Dieses Verfahren steht in enger Verbindung zu dem Transparenzgesetz, da es die ausführende „Behörde zum Schutz der Souveränität“ ins Visier nehme, so Pardavi; „Die Kommission könnte von Ungarn fordern, das Transparenzgesetz auszusetzen, während das Verfahren gegen die Behörde noch läuft. Das ist nötig, denn die ungarische Zivilgesellschaft nimmt irreversiblen Schaden, wenn man sich an den Zeitplan des langwierigen Verfahrens hält.“
Bislang hat die Kommission nicht reagiert.
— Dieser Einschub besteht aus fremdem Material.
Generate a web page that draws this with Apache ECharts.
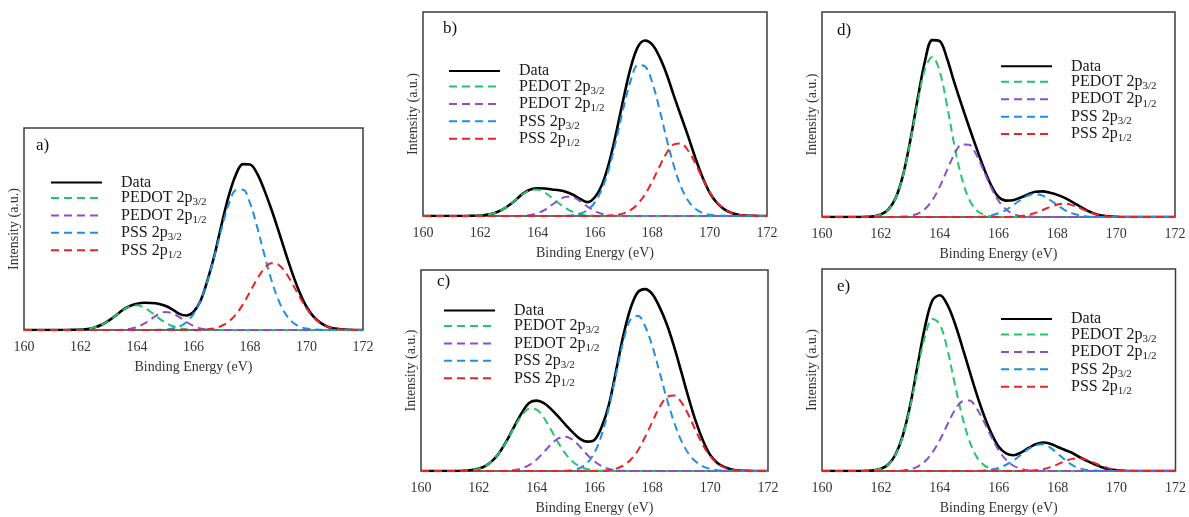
<!DOCTYPE html>
<html>
<head>
<meta charset="utf-8">
<script src="https://cdn.jsdelivr.net/npm/echarts@6/dist/echarts.min.js"></script>
<style>
html,body{margin:0;padding:0;background:#fff;}
#chart{width:1189px;height:517px;}
</style>
</head>
<body>
<div id="chart"></div>
<script>
// Binding energy grid (eV)
const energy = [
160.00,160.25,160.50,160.75,161.00,161.25,161.50,161.75,162.00,162.25,162.50,162.75,
163.00,163.25,163.50,163.75,164.00,164.25,164.50,164.75,165.00,165.25,165.50,165.75,
166.00,166.25,166.50,166.75,167.00,167.25,167.50,167.75,168.00,168.25,168.50,168.75,
169.00,169.25,169.50,169.75,170.00,170.25,170.50,170.75,171.00,171.25,171.50,171.75,172.00];
const xTicks = [160,162,164,166,168,170,172];
const seriesNames = ['Data','PEDOT 2p3/2','PEDOT 2p1/2','PSS 2p3/2','PSS 2p1/2'];
const panelLabels = ['a)','b)','c)','d)','e)'];

// Panel a (intensity, % of plot height)
const aData   = [0,0,0,0, 0,0,0,0.1, 0.2,0.5,1.3,2.6, 4.6,7.2,10.0,11.9, 13.0,13.5,13.4,13.0, 12.0,10.2,8.0,7.2, 9.0,14.5,24.8,37.5, 52.6,66.5,76.9,82.1, 81.9,77.5,69.5,60.0, 49.5,38.5,28.0,18.8, 11.5,6.6,3.5,1.6, 0.7,0.3,0.1,0, 0];
const aGreen  = [0,0,0,0, 0,0,0,0.1, 0.2,0.5,1.3,2.6, 4.6,7.2,9.8,11.7, 12.2,11.1,8.8,6.1, 3.7,2.0,0.9,0.4, 0.1,0,0,0, 0,0,0,0, 0,0,0,0, 0,0,0,0, 0,0,0,0, 0,0,0,0, 0];
const aPurple = [0,0,0,0, 0,0,0,0, 0,0,0,0, 0,0,0.2,0.6, 1.4,3.1,5.4,7.7, 8.9,8.3,6.4,4.0, 2.0,0.8,0.3,0.1, 0,0,0,0, 0,0,0,0, 0,0,0,0, 0,0,0,0, 0,0,0,0, 0];
const aBlue   = [0,0,0,0, 0,0,0,0, 0,0,0,0, 0,0,0,0, 0,0,0,0.1, 0.2,0.7,1.7,3.9, 7.9,14.7,24.5,37.0, 50.5,62.3,69.2,69.4, 62.8,51.2,37.7,25.1, 15.0,8.1,3.9,1.7, 0.7,0.3,0.1,0, 0,0,0,0, 0];
const aRed    = [0,0,0,0, 0,0,0,0, 0,0,0,0, 0,0,0,0, 0,0,0,0, 0,0,0,0, 0,0.1,0.4,0.9, 2.1,4.2,7.7,12.7, 18.9,25.2,30.3,33.0, 32.4,28.7,22.9,16.6, 10.8,6.3,3.4,1.6, 0.7,0.3,0.1,0, 0];

// Panel b
const bData   = [0,0,0,0, 0,0,0,0.1, 0.2,0.7,1.5,3.0, 5.3,8.1,11.1,13.0, 13.6,13.5,13.0,12.6, 11.8,10.3,8.2,6.8, 9.3,15.5,26.5,41.5, 58.0,73.0,83.0,86.0, 84.0,78.0,69.5,59.0, 49.0,39.0,28.5,19.0, 11.5,6.5,3.4,1.6, 0.6,0.2,0.1,0, 0];
const bGreen  = [0,0,0,0, 0,0,0,0.1, 0.2,0.7,1.5,3.0, 5.3,8.1,10.9,12.6, 12.9,11.5,8.9,6.1, 3.6,1.9,0.8,0.3, 0.1,0,0,0, 0,0,0,0, 0,0,0,0, 0,0,0,0, 0,0,0,0, 0,0,0,0, 0];
const bPurple = [0,0,0,0, 0,0,0,0, 0,0,0,0, 0,0,0.2,0.5, 1.4,3.0,5.5,7.9, 9.4,9.1,7.1,4.5, 2.4,1.0,0.3,0.1, 0,0,0,0, 0,0,0,0, 0,0,0,0, 0,0,0,0, 0,0,0,0, 0];
const bBlue   = [0,0,0,0, 0,0,0,0, 0,0,0,0, 0,0,0,0, 0,0,0,0, 0.1,0.4,1.2,3.0, 6.8,13.5,23.9,38.1, 53.3,66.6,74.0,73.3, 65.3,52.3,37.7,24.6, 14.3,7.5,3.5,1.5, 0.6,0.2,0.1,0, 0,0,0,0, 0];
const bRed    = [0,0,0,0, 0,0,0,0, 0,0,0,0, 0,0,0,0, 0,0,0,0, 0,0,0,0, 0,0,0.2,0.5, 1.3,3.0,6.0,10.7, 17.0,24.3,30.9,35.1, 35.5,32.0,25.8,18.5, 11.8,6.8,3.5,1.6, 0.6,0.2,0.1,0, 0];

// Panel c
const cData   = [0,0,0,0, 0,0,0.2,0.5, 1.2,2.7,5.5,10.0, 16.0,22.8,29.3,34.0, 35.0,33.8,30.8,27.0, 23.0,19.2,16.0,14.6, 15.5,22.0,33.1,50.1, 67.6,81.1,89.0,90.5, 88.0,81.5,73.0,62.0, 49.4,36.6,24.8,15.2, 8.0,4.0,1.9,0.8, 0.2,0.1,0,0, 0];
const cGreen  = [0,0,0,0, 0,0,0.2,0.5, 1.2,2.7,5.5,10.0, 15.8,22.3,27.9,31.0, 30.5,26.5,20.4,14.0, 8.5,4.6,2.2,0.9, 0.3,0.1,0,0, 0,0,0,0, 0,0,0,0, 0,0,0,0, 0,0,0,0, 0,0,0,0, 0];
const cPurple = [0,0,0,0, 0,0,0,0, 0,0,0,0, 0.2,0.5,1.4,3.0, 5.7,9.4,13.3,16.2, 17.1,15.5,12.1,8.1, 4.8,2.4,1.0,0.4, 0.1,0,0,0, 0,0,0,0, 0,0,0,0, 0,0,0,0, 0,0,0,0, 0];
const cBlue   = [0,0,0,0, 0,0,0,0, 0,0,0,0, 0,0,0,0, 0,0,0,0, 0.1,0.5,1.5,4.0, 9.1,18.1,31.7,48.5, 64.8,75.5,77.2,72.0, 62.1,49.2,35.9,24.4, 15.1,8.7,4.7,2.3, 1.0,0.4,0.2,0.1, 0,0,0,0, 0];
const cRed    = [0,0,0,0, 0,0,0,0, 0,0,0,0, 0,0,0,0, 0,0,0,0, 0,0,0,0, 0,0.1,0.4,1.2, 2.7,5.6,10.2,16.9, 24.5,31.8,36.7,37.6, 34.3,27.9,20.1,12.9, 7.4,3.7,1.7,0.7, 0.2,0.1,0,0, 0];

// Panel d
const dData   = [0,0,0,0, 0,0,0.1,0.3, 1.2,3.6,9.1,20.2, 37.2,57.4,76.0,86.3, 85.8,77.3,65.5,54.5, 43.9,33.7,23.9,15.5, 9.8,8.0,8.2,9.5, 11.0,12.3,12.5,11.8, 10.8,9.3,7.4,5.3, 3.2,1.7,0.7,0.3, 0.1,0,0,0, 0,0,0,0, 0];
const dGreen  = [0,0,0,0, 0,0,0.1,0.3, 1.2,3.6,9.1,20.0, 36.6,55.8,72.1,78.1, 71.1,54.4,34.9,19.1, 8.6,3.3,1.1,0.3, 0.1,0,0,0, 0,0,0,0, 0,0,0,0, 0,0,0,0, 0,0,0,0, 0,0,0,0, 0];
const dPurple = [0,0,0,0, 0,0,0,0, 0,0,0,0.2, 0.6,1.6,3.9,8.2, 14.7,22.9,30.6,35.4, 35.3,30.3,22.5,14.4, 7.9,3.8,1.5,0.5, 0.2,0.1,0,0, 0,0,0,0, 0,0,0,0, 0,0,0,0, 0,0,0,0, 0];
const dBlue   = [0,0,0,0, 0,0,0,0, 0,0,0,0, 0,0,0,0, 0,0,0,0, 0,0.1,0.3,0.8, 1.8,3.4,5.8,8.3, 10.4,11.2,10.4,8.3, 5.8,3.4,1.8,0.8, 0.3,0.1,0,0, 0,0,0,0, 0,0,0,0, 0];
const dRed    = [0,0,0,0, 0,0,0,0, 0,0,0,0, 0,0,0,0, 0,0,0,0, 0,0,0,0, 0,0,0.1,0.4, 1.0,2.0,3.4,4.9, 6.1,6.5,5.8,4.5, 2.9,1.6,0.7,0.3, 0.1,0,0,0, 0,0,0,0, 0];

// Panel e
const eData   = [0,0,0,0, 0,0,0.1,0.3, 1.1,3.2,8.3,17.9, 33.0,52.7,71.6,84.5, 87.0,82.5,73.5,62.0, 49.9,38.1,27.5,18.6, 12.0,8.7,7.8,9.1, 11.3,13.2,14.1,13.5, 11.9,10.4,8.9,6.8, 5.0,3.3,1.9,0.9, 0.4,0.1,0,0, 0,0,0,0, 0];
const eGreen  = [0,0,0,0, 0,0,0.1,0.3, 1.1,3.2,8.2,17.6, 32.1,50.5,66.8,75.3, 72.6,60.6,43.6,27.6, 15.0,7.0,2.9,1.0, 0.3,0.1,0,0, 0,0,0,0, 0,0,0,0, 0,0,0,0, 0,0,0,0, 0,0,0,0, 0];
const ePurple = [0,0,0,0, 0,0,0,0, 0,0,0.1,0.3, 0.9,2.2,4.8,9.2, 15.3,22.8,29.9,34.4, 34.9,31.0,24.3,16.9, 10.2,5.5,2.6,1.1, 0.4,0.1,0,0, 0,0,0,0, 0,0,0,0, 0,0,0,0, 0,0,0,0, 0];
const eBlue   = [0,0,0,0, 0,0,0,0, 0,0,0,0, 0,0,0,0, 0,0,0,0, 0,0.1,0.3,0.7, 1.5,3.1,5.2,8.0, 10.8,12.7,13.2,11.6, 8.6,5.5,2.9,1.3, 0.5,0.2,0.1,0, 0,0,0,0, 0,0,0,0, 0];
const eRed    = [0,0,0,0, 0,0,0,0, 0,0,0,0, 0,0,0,0, 0,0,0,0, 0,0,0,0, 0,0,0,0, 0.1,0.4,0.9,1.9, 3.3,4.9,6.0,6.3, 5.5,4.0,2.5,1.3, 0.6,0.2,0.1,0, 0,0,0,0, 0];

const panelData = [
  [aData,aGreen,aPurple,aBlue,aRed],
  [bData,bGreen,bPurple,bBlue,bRed],
  [cData,cGreen,cPurple,cBlue,cRed],
  [dData,dGreen,dPurple,dBlue,dRed],
  [eData,eGreen,ePurple,eBlue,eRed]
];

// ---------- layout & style ----------
const FONT = "'Liberation Serif','Times New Roman',Times,serif";
const layout = [
  {grid:{left:24, top:128, width:339, height:202}, legend:{left:50,  top:174.5}, label:{left:36,  top:137}},
  {grid:{left:423,top:12,  width:344, height:204}, legend:{left:448, top:63},    label:{left:443, top:20.5}},
  {grid:{left:421,top:270, width:347, height:201}, legend:{left:443, top:302.5}, label:{left:437, top:273.5}},
  {grid:{left:822,top:12,  width:353, height:205}, legend:{left:1000,top:58.3},  label:{left:837, top:22}},
  {grid:{left:822,top:269, width:357, height:202}, legend:{left:1000,top:311},   label:{left:837, top:278.5}}
];
const styles = [
  {color:'#000000', width:2.6, type:'solid'},
  {color:'#25c46a', width:2, type:[8,5]},
  {color:'#8c4fcc', width:2, type:[8,5]},
  {color:'#1f8fe0', width:2, type:[8,5]},
  {color:'#e82428', width:2, type:[8,5]}
];
const richName = {
  'Data': '{g|}{n|Data}',
  'PEDOT 2p3/2': '{g|}{n|PEDOT 2p}{s|3/2}',
  'PEDOT 2p1/2': '{g|}{n|PEDOT 2p}{s|1/2}',
  'PSS 2p3/2': '{g|}{n|PSS 2p}{s|3/2}',
  'PSS 2p1/2': '{g|}{n|PSS 2p}{s|1/2}'
};

const grids=[], xAxes=[], yAxes=[], series=[], legends=[], titles=[];
layout.forEach((L, p) => {
  grids.push(Object.assign({show:true, borderColor:'#3c3c3c', borderWidth:1.5, containLabel:false}, L.grid));
  xAxes.push({
    type:'value', gridIndex:p, min:160, max:172, interval:2,
    axisLine:{show:false}, axisTick:{show:false}, splitLine:{show:false},
    axisLabel:{show:true, margin:10, fontSize:14, fontFamily:FONT, color:'#333',
      formatter: v => (xTicks.indexOf(v) >= 0 ? String(v) : '')},
    name:'Binding Energy (eV)', nameLocation:'middle', nameGap:30,
    nameTextStyle:{fontSize:14, fontFamily:FONT, color:'#333'}
  });
  yAxes.push({
    type:'value', gridIndex:p, min:0, max:100,
    axisLine:{show:false}, axisTick:{show:false}, axisLabel:{show:false}, splitLine:{show:false},
    name:'Intensity (a.u.)', nameLocation:'middle', nameGap:3,
    nameTextStyle:{fontSize:14, fontFamily:FONT, color:'#333'}
  });
  panelData[p].forEach((vals, k) => {
    series.push({
      type:'line', name:seriesNames[k], xAxisIndex:p, yAxisIndex:p,
      data: energy.map((e,i) => [e, vals[i]]),
      symbol:'none', smooth:0.35, z: 2 + k,
      lineStyle:{color:styles[k].color, width:styles[k].width, type:styles[k].type},
      itemStyle:{color:styles[k].color}
    });
  });
  legends.push({
    orient:'vertical', left:L.legend.left, top:L.legend.top,
    itemWidth:51, itemHeight:10, itemGap:-0.55, padding:0,
    selectedMode:false, data:seriesNames.slice(),
    itemStyle:{opacity:0, borderWidth:0},
    formatter: name => richName[name],
    textStyle:{
      fontFamily:FONT, fontSize:16, color:'#1a1a1a',
      rich:{
        g:{width:14},
        n:{fontFamily:FONT, fontSize:16, color:'#1a1a1a', lineHeight:20},
        s:{fontFamily:FONT, fontSize:11, color:'#1a1a1a', lineHeight:12, verticalAlign:'bottom'}
      }
    }
  });
  titles.push({
    text:panelLabels[p], left:L.label.left, top:L.label.top, padding:0,
    textStyle:{fontFamily:FONT, fontSize:17, fontWeight:'normal', color:'#111'}
  });
});

const chart = echarts.init(document.getElementById('chart'), null, {renderer:'canvas'});
chart.setOption({
  animation:false,
  backgroundColor:'#ffffff',
  title:titles, grid:grids, xAxis:xAxes, yAxis:yAxes, legend:legends, series:series
});
</script>
</body>
</html>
Pardavi zeigt sich davon enttäuscht. Schließlich schaffe das Gesetz nicht nur russische Verhältnisse in der EU, es besitze auch enorme Sprengkraft für die europäische Wirtschaft und den Binnenmarkt, meint sie. Theoretisch könnte auch jedes international tätige Unternehmen, das in Ungarn Geschäfte macht, auf der Liste landen. Zudem gerieten internationale Banken unter Druck, da sie dazu verpflichtet wären, jede ausländische Finanzierung zu prüfen. Pardavi sieht die EU hier in der Pflicht, ihren Binnenmarkt zu schützen.
Abgeordnete fordern Blockade aller EU-Gelder für Orban
Auch im Europäischen Parlament wächst der Druck auf die Kommission. Eine Gruppe von 26 Abgeordneten verlangte von ihr in einem Brief, die Überweisung jeglicher EU-Gelder an Ungarn auf Eis zu legen. „Wir fordern die Europäische Kommission auf, den Druck auf die Regierung von Viktor Orban zu erhöhen, damit sie die Verstöße gegen EU-Werte und EU-Gesetze einstellt“, heißt es in dem Schreiben, das an Haushaltskommissar Piotr Serafin adressiert ist. Als Beispiele werden darin unter anderem die Untergrabung der Unabhängigkeit der Justiz und die Einschränkung der Versammlungsfreiheit angeführt.
Zu den Unterzeichnern gehören Abgeordnete der Grünen, der Sozialdemokraten, der konservativen Europäischen Volkspartei (EVP) sowie der Liberalen und der Linken. Als ein Grund für die Forderung wird das 2022 eingeleitete sogenannte Konditionalitätsverfahren der Kommission aufgeführt. Durch das Verfahren wurde die Auszahlung von EU-Geldern an Budapest wegen mangelnder Transparenz blockiert. Orbans Regierung reagierte zwar mit Reformen – die Blockade eines Teiles der Finanzmittel wurde so aufgehoben. Doch rund 19 Milliarden Euro sind weiterhin eingefroren. Die EU-Abgeordneten kritisieren in ihrem Brief nun, Ungarn habe seit 2022 keine nennenswerten Fortschritte gemacht – die Reformen seien unzureichend. Und in wenigen Wochen kommt potenziell das Transparenzgesetz hinzu.
„Auch aufgrund des Transparenzgesetzes sollten zusätzliche Gelder eingefroren werden“, sagt der grüne Europaabgeordnete Daniel Freund ntv.de.: „Das Transparenzgesetz verstößt grundlegend gegen die EU-Grundrechtecharta, vor allem das Recht auf Privatsphäre, Rede- und Versammlungsfreiheit und die Unschuldsvermutung“, Verstöße gegen die Charta könnte die Kommission mit dem Einfrieren von Geldern ahnden. Durch das Transparenzgesetz würde es allen Akteuren – Zivilgesellschaft, Opposition und Medien – de facto unmöglich gemacht werden, weiter zu bestehen, falls sie auf die Schwarze Liste kommen, führt Freund aus.
Auch Katarina Barley, Vize-Präsidentin des EU-Parlaments, fordert die Kommission auf, vor Orbans Machenschaften nicht die Augen zu verschließen. „Ungarn unter Viktor Orbán ist inzwischen eher ein Satellitenstaat von Russland als ein vollwertiges Mitglied der europäischen Wertegemeinschaft. Das neue Gesetz ist nicht weniger als der Versuch, letzte unabhängige Journalisten und Regierungskritiker ein für alle Mal mundtot zu machen“, sagt die SPD-Politikerin ntv.de.